Symbolic space is the "space" of possible symbolisations. Like the library
of Babel. Actually, I'm pretty certain at this point that I'm wasting my
time trying to explain this to you.
> "I'm trying to support an
> affirmative reading of Dworkin's radical feminism with
> ideas taken from
> theorists like Lacan, Derrida and Judith Butler. I may
> be on a hiding to
> nothing, but it's got to be worth a try."
> Why?

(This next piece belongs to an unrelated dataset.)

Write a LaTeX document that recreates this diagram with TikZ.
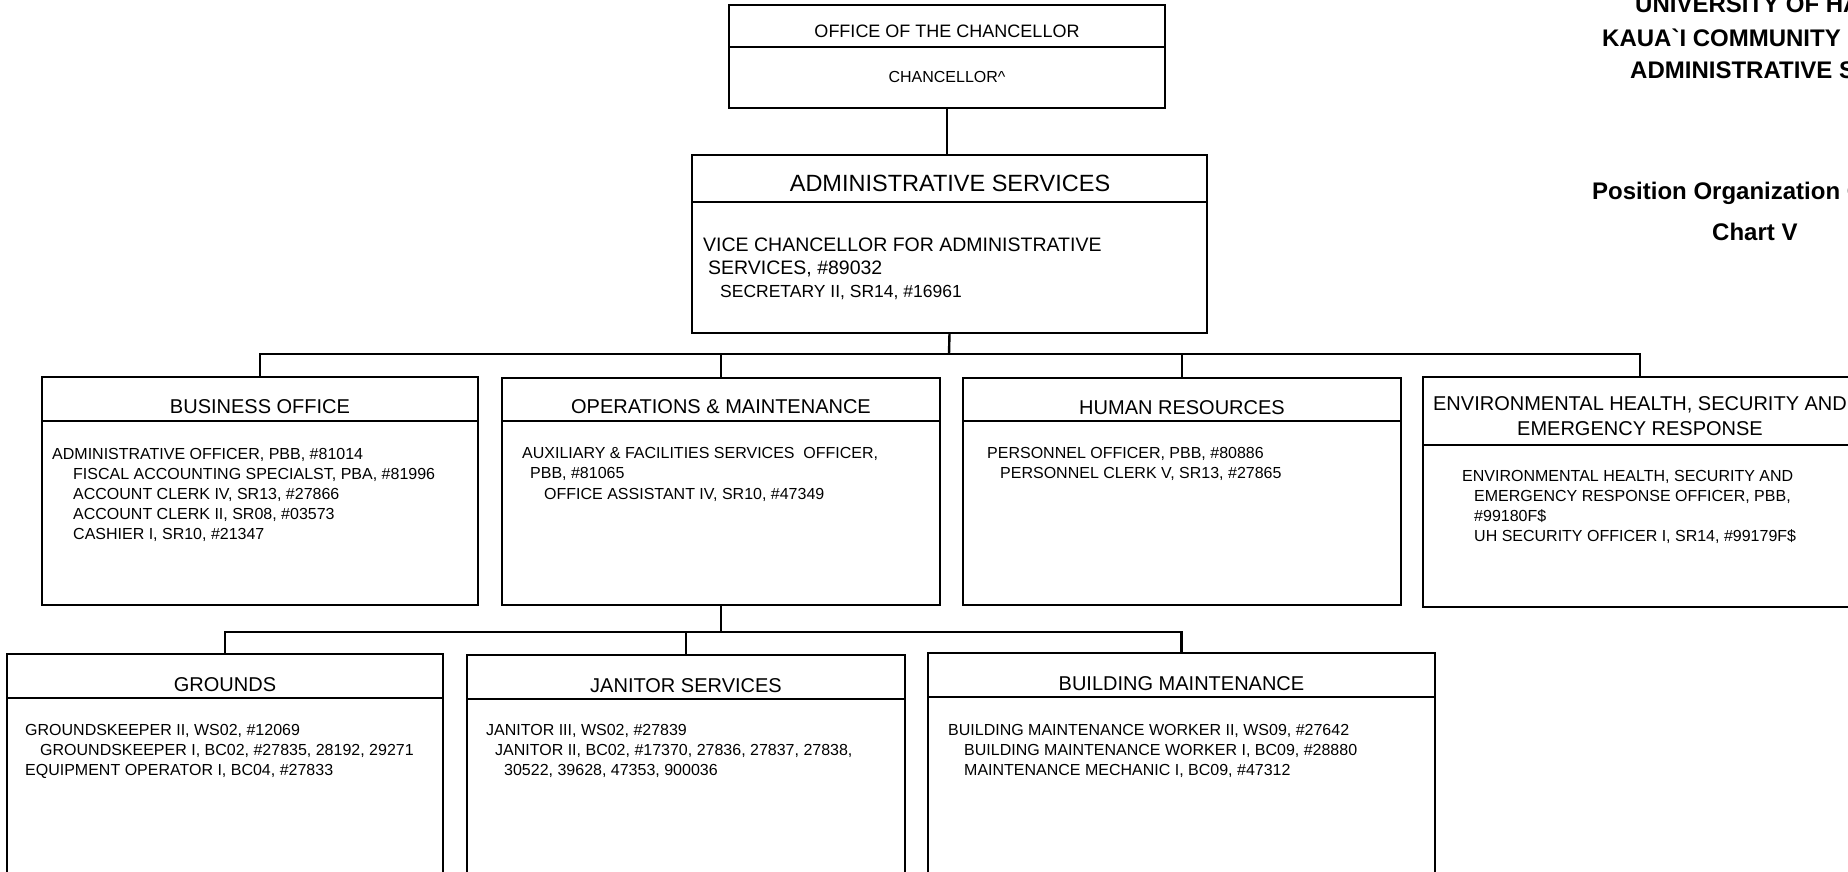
\documentclass[tikz,border=0pt]{standalone}
\usepackage{fontspec}
\setmainfont{Liberation Sans}
\begin{document}
\begin{tikzpicture}[x=1pt,y=-1pt,
  box/.style={draw, line width=2.4pt, inner sep=0pt, outer sep=0pt},
  conn/.style={line width=2.4pt},
  ttl/.style={anchor=base, inner sep=0pt, font=\fontsize{20}{24}\selectfont},
  bt/.style={anchor=base west, inner sep=0pt, font=\fontsize{16}{20}\selectfont},
  hd/.style={anchor=base west, inner sep=0pt, font=\bfseries\fontsize{24}{28}\selectfont}]
\useasboundingbox (0,0) rectangle (1848,872);
\clip (0,0) rectangle (1848,872);

% boxes
\node[box, minimum width=436pt, minimum height=103pt] (chanc) at (947,56.5) {};
\node[box, minimum width=515pt, minimum height=178pt] (admin) at (949.5,244) {};
\node[box, minimum width=436pt, minimum height=228pt] (busoff) at (260,491) {};
\node[box, minimum width=438pt, minimum height=227pt] (ops) at (721,491.5) {};
\node[box, minimum width=438pt, minimum height=227pt] (hr) at (1182,491.5) {};
\node[box, minimum width=434pt, minimum height=230pt] (env) at (1640,492) {};
\node[box, minimum width=436pt, minimum height=246pt] (grounds) at (225,777) {};
\node[box, minimum width=438pt, minimum height=246pt] (jan) at (686,778) {};
\node[box, minimum width=507pt, minimum height=246pt] (bldg) at (1181.5,776) {};

% dividers
\draw[conn] (chanc.west |- 0,47) -- (chanc.east |- 0,47);
\draw[conn] (admin.west |- 0,202) -- (admin.east |- 0,202);
\draw[conn] (busoff.west |- 0,421) -- (busoff.east |- 0,421);
\draw[conn] (ops.west |- 0,421) -- (ops.east |- 0,421);
\draw[conn] (hr.west |- 0,421) -- (hr.east |- 0,421);
\draw[conn] (env.west |- 0,445) -- (env.east |- 0,445);
\draw[conn] (grounds.west |- 0,698) -- (grounds.east |- 0,698);
\draw[conn] (jan.west |- 0,699) -- (jan.east |- 0,699);
\draw[conn] (bldg.west |- 0,697) -- (bldg.east |- 0,697);

% connectors
\draw[conn] (chanc.south) -- (chanc.south |- admin.north);
\coordinate (j1) at (949,354);
\draw[conn] (admin.south) -- (j1);
\draw[conn] (busoff.north) -- (busoff.north |- j1) -- (env.north |- j1) -- (env.north);
\draw[conn] (ops.north) -- (ops.north |- j1);
\draw[conn] (hr.north) -- (hr.north |- j1);
\coordinate (j2) at (721,632);
\draw[conn] (ops.south) -- (j2);
\draw[conn] (grounds.north) -- (grounds.north |- j2) -- (bldg.north |- j2) -- (bldg.north);
\draw[conn] (jan.north) -- (jan.north |- j2);

% chancellor
\node[ttl, font=\fontsize{18}{22}\selectfont] (chancT) at (947,38) {OFFICE OF THE CHANCELLOR};
\node[ttl, font=\fontsize{16}{20}\selectfont] (chancB) at (947,83) {CHANCELLOR\textasciicircum};

% admin
\node[ttl, font=\fontsize{23.5}{28}\selectfont] (adminT) at (950,192) {ADMINISTRATIVE SERVICES};
\node[bt, font=\fontsize{19.5}{23}\selectfont] (adminB1) at (703,251) {VICE CHANCELLOR FOR ADMINISTRATIVE};
\node[bt, font=\fontsize{19.5}{23}\selectfont] (adminB2) at (708,274) {SERVICES, \#89032};
\node[bt, font=\fontsize{17.5}{21}\selectfont] (adminB3) at (720,297) {SECRETARY II, SR14, \#16961};

% business office
\node[ttl] (busT) at (260,413) {BUSINESS OFFICE};
\node[bt] (busB1) at (52,459) {ADMINISTRATIVE OFFICER, PBB, \#81014};
\node[bt] (busB2) at (73,479) {FISCAL ACCOUNTING SPECIALST, PBA, \#81996};
\node[bt] (busB3) at (73,499) {ACCOUNT CLERK IV, SR13, \#27866};
\node[bt] (busB4) at (73,519) {ACCOUNT CLERK II, SR08, \#03573};
\node[bt] (busB5) at (73,539) {CASHIER I, SR10, \#21347};

% operations
\node[ttl] (opsT) at (721,413) {OPERATIONS \& MAINTENANCE};
\node[bt] (opsB1) at (522,458) {AUXILIARY \& FACILITIES SERVICES\ \ OFFICER,};
\node[bt] (opsB2) at (530,478) {PBB, \#81065};
\node[bt] (opsB3) at (544,499) {OFFICE ASSISTANT IV, SR10, \#47349};

% human resources
\node[ttl] (hrT) at (1182,414) {HUMAN RESOURCES};
\node[bt] (hrB1) at (987,458) {PERSONNEL OFFICER, PBB, \#80886};
\node[bt] (hrB2) at (1000,478) {PERSONNEL CLERK V, SR13, \#27865};

% environmental health
\node[ttl] (envT1) at (1640,410) {ENVIRONMENTAL HEALTH, SECURITY AND};
\node[ttl] (envT2) at (1640,435) {EMERGENCY RESPONSE};
\node[bt] (envB1) at (1462,481) {ENVIRONMENTAL HEALTH, SECURITY AND};
\node[bt] (envB2) at (1474,501) {EMERGENCY RESPONSE OFFICER, PBB,};
\node[bt] (envB3) at (1474,521) {\#99180F\$};
\node[bt] (envB4) at (1474,541) {UH SECURITY OFFICER I, SR14, \#99179F\$};

% grounds
\node[ttl] (grT) at (225,691) {GROUNDS};
\node[bt] (grB1) at (25,735) {GROUNDSKEEPER II, WS02, \#12069};
\node[bt] (grB2) at (40,755) {GROUNDSKEEPER I, BC02, \#27835, 28192, 29271};
\node[bt] (grB3) at (25,775) {EQUIPMENT OPERATOR I, BC04, \#27833};

% janitor
\node[ttl] (janT) at (686,692) {JANITOR SERVICES};
\node[bt] (janB1) at (486,735) {JANITOR III, WS02, \#27839};
\node[bt] (janB2) at (495,755) {JANITOR II, BC02, \#17370, 27836, 27837, 27838,};
\node[bt] (janB3) at (504,775) {30522, 39628, 47353, 900036};

% building maintenance
\node[ttl] (bmT) at (1181.5,690) {BUILDING MAINTENANCE};
\node[bt] (bmB1) at (948,735) {BUILDING MAINTENANCE WORKER II, WS09, \#27642};
\node[bt] (bmB2) at (964,755) {BUILDING MAINTENANCE WORKER I, BC09, \#28880};
\node[bt] (bmB3) at (964,775) {MAINTENANCE MECHANIC I, BC09, \#47312};

% heading
\node[hd] (h1) at (1635,13) {UNIVERSITY OF HAWAI\textasciigrave I};
\node[hd] (h2) at (1602,47) {KAUA\textasciigrave I COMMUNITY COLLEGE};
\node[hd] (h3) at (1630,79) {ADMINISTRATIVE SERVICES};
\node[hd] (h4) at (1592,200) {Position Organization Chart};
\node[hd] (h5) at (1712,240) {Chart V};
\end{tikzpicture}
\end{document}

Unless you're in need of a very bad first-year
> Art History essay on Frida Kahlo, I can't see why.
Because they're at loggerheads, and it might make a productive synthesis.
> have recently written an essay (probably equally bad)
> about how we can in NZ win 12 weeks paid parental
> leave for women, funded by employers (there has been a
> campaign for this, but it has run out of steam, mainly
> because it puts the wrong tactics forward) Hate to
> blow my own trumpet (well, if I won't no one will!),
> but isn't this a better sort of way of fighting
> women's oppression than quoting too-long sentences by
> dead Frenchmen who forgot the law of Excluded Middle?
Derrida's a Jewish Algerian, and he isn't dead. Butler's American, and is
not dead. Lacan's from Venus, and is undead.